Therapy is supportive. No medication appears to be beneficial in patients with bronchiolitis, although this is an area of extensive, ongoing research. Most children with bronchiolitis will have some degree of hypoxia; monitoring of oximetry and provision of oxygen, if needed, is important. The AAP practice guidelines state that supplemental oxygen is indicated if SpO2 falls persistently below 90% in previously healthy infants. Oxygen may be discontinued if SpO2 is at or above 90% and the infant is feeding well and has minimal respiratory distress.1 Patients who are dehydrated and unable to take adequate oral fluids may require intravenous hydration. As discussed above, a chest radiograph often reveals areas of opacity suggestive of pneumonia. However, no significant benefit was demonstrated from routine antibiotic usage in patients with a clinical diagnosis of bronchiolitis.1,16,17
The similarities and association between bronchiolitis and the development of asthma have led some physicians to advocate the use of steroids in bronchiolitis. Although small studies have suggested their benefit,18 more robust studies and large meta-analyses have failed to demonstrate any clinical benefit to support use of oral or inhaled steroids.19,20
The use of inhaled bronchodilators in bronchiolitis remains controversial. Many clinicians believe that bronchodilators produce clinical improvement in some patients with bronchiolitis; some small studies support this.21 However, systematic reviews looking at studies of the efficacy of oral or inhaled β-agonists and anticholinergic agents in bronchiolitis have not demonstrated a significant benefit in their routine use.22,23 A systematic review, assessing the use of any bronchodilator therapy in bronchiolitis, demonstrated a modest improvement in clinical scores that was of questionable clinical significance. No difference was found in oxygenation or rates of hospitalization.24 Despite the lack of proven benefit, the most recent AAP practice guidelines on bronchiolitis suggest that a carefully monitored trial of α-adrenergic or β-adrenergic medication is an option and should be continued only if there is a documented positive clinical response.1
Some authors have suggested that nebulized epinephrine therapy is superior to nebulized albuterol therapy in patients with bronchiolitis based on the α-adrenergic–mediated vasoconstriction ameliorating airway edema. Earlier studies comparing nebulized epinephrine with nebulized albuterol in patients with bronchiolitis did not reveal a significant difference in benefit.24,25 However, a recent meta-analysis suggests that use of nebulized epinephrine may reduce hospital admissions.26 Another high-quality study suggests that combination therapy with nebulized epinephrine and dexamethasone may produce synergistic effects and reduce hospital admissions and result in earlier hospital discharge27; however, additional research is needed.

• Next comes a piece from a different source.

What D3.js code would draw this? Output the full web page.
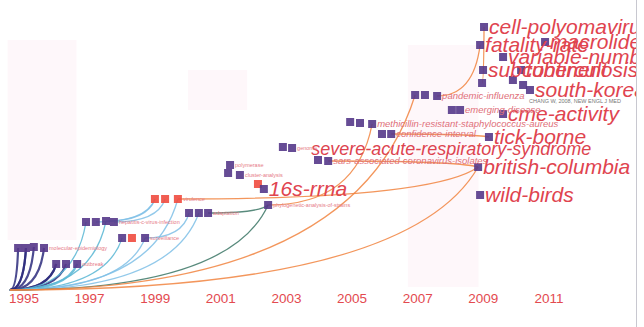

There has been research on the use of nebulized hypertonic saline in the treatment of bronchiolitis. This therapy is thought to work by enhancing mucociliary clearance via osmotic hydration and disruption of mucous strand cross-linking, decreasing epithelial swelling, and decreasing airway obstruction.28 Although a meta-analysis has demonstrated that this therapy can reduce hospitalization length of stay without any adverse clinical effects, there is no definitive evidence that it reduces hospital admission.29
There has been extensive research into additional therapies for bronchiolitis, including montelukast,30,31 topical nasal phenylephrine,32 chest physiotherapy,33 and inhaled furosemide.34 The use of ribavirin35 or surfactant therapy36 is best left to the discretion of the intensivist once the child is admitted based on the particular clinical circumstances.
Two to five percent of infants hospitalized for bronchiolitis will go on to develop respiratory failure and require some level of mechanical support. A mixture of helium and oxygen (Heliox) and continuous positive airway pressure may be of benefit as noted by some authors; however, there is a paucity of good evidence documenting decreased rates of intubation.37–40 There are no absolute criteria for endotracheal intubation. Suggested indications include PCO2 greater than 60 to 65 mm Hg, recurrent apneic spells, decreasing mental status, and hypoxia despite oxygen therapy. Once intubated, these infants have many of the same problems that intubated asthmatics have and are at risk for air trapping and the development of air leaks, including pneumothorax. There are also reports of successful management of severe bronchiolitis with high-frequency oscillatory ventilation and extracorporeal membrane oxygenation (ECMO) in patients unresponsive to conventional therapy.